The core of the series has always been the remarkably resilient Jason as both hunter and prey. He’s constantly trying to recover gaps in his memory, seeking out those who might help with that, while simultaneously staying a step ahead of assassins sent by people who don’t want the secrets he’s forgotten revealed. It seemed everything had drawn to a close with The Last Round, but Sente immediately restores the series premise. Something else happened in the past, Jason is still trying to recover other memories, and extremely well connected people with considerable resources also have an interest in that. As was the case under Van Hamme and Vance, every successive book tells a complete story, but feeds into a bigger picture, with this first story arc occupying five books.
Jigounov was a first rate artist on Alpha, where he very much took his lead from Vance, using the same form of ligne claire realism to good effect. The Day of the Mayflower sees an even more experienced and better artist. There’s obviously visual reference to produce such a detailed Massey Ferguson tractor, but Jason is consistent throughout, the locations are detailed, and the action sequences incredibly smooth without any stiffness to them. Vance didn’t entirely relinquish XIII, and contributes an uncharacteristic sequence relating to the title, introduced in story as being by a superb Flemish artist. It’s not the only visual joke. In the early pages Jason’s psychiatrist is Dr Melfi, as played by Lorraine Bracco in The Sopranos.
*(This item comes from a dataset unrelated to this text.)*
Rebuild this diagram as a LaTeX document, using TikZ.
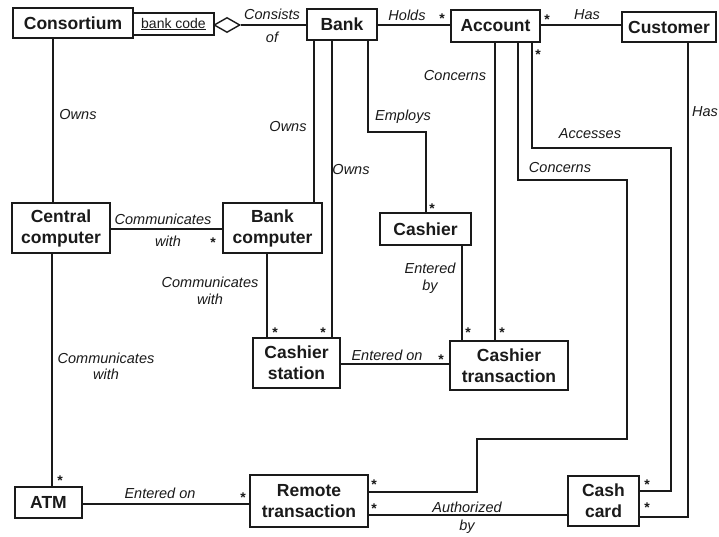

Don’t be intimidated by XIII’s rich history as this is a new start. Sente and Jigounov provide all necessary information, Sente particularly clever in reintroducing some characters, and just in case it’s too subtle, Jason was known as XIII due to distinctive roman numeral tattoo on his shoulder blade. By the end of The Day of the Mayflower we know why Jason’s being hunted, although he remains ignorant, and it’s another twist in his genealogy. Overlook the slightly artificial method Sente required to re-boot the series premise, and this is a first rate thriller that has no difficulty in dragging both Jason and the reader back into his world of cut and thrust. The downside will be the wait. As XIII began in 1986, in the 21st century Cinebook were able to issue the entire original story in relatively rapid succession. With these new volumes English language readers are on the same annual schedule as Europeans. The Bait is next.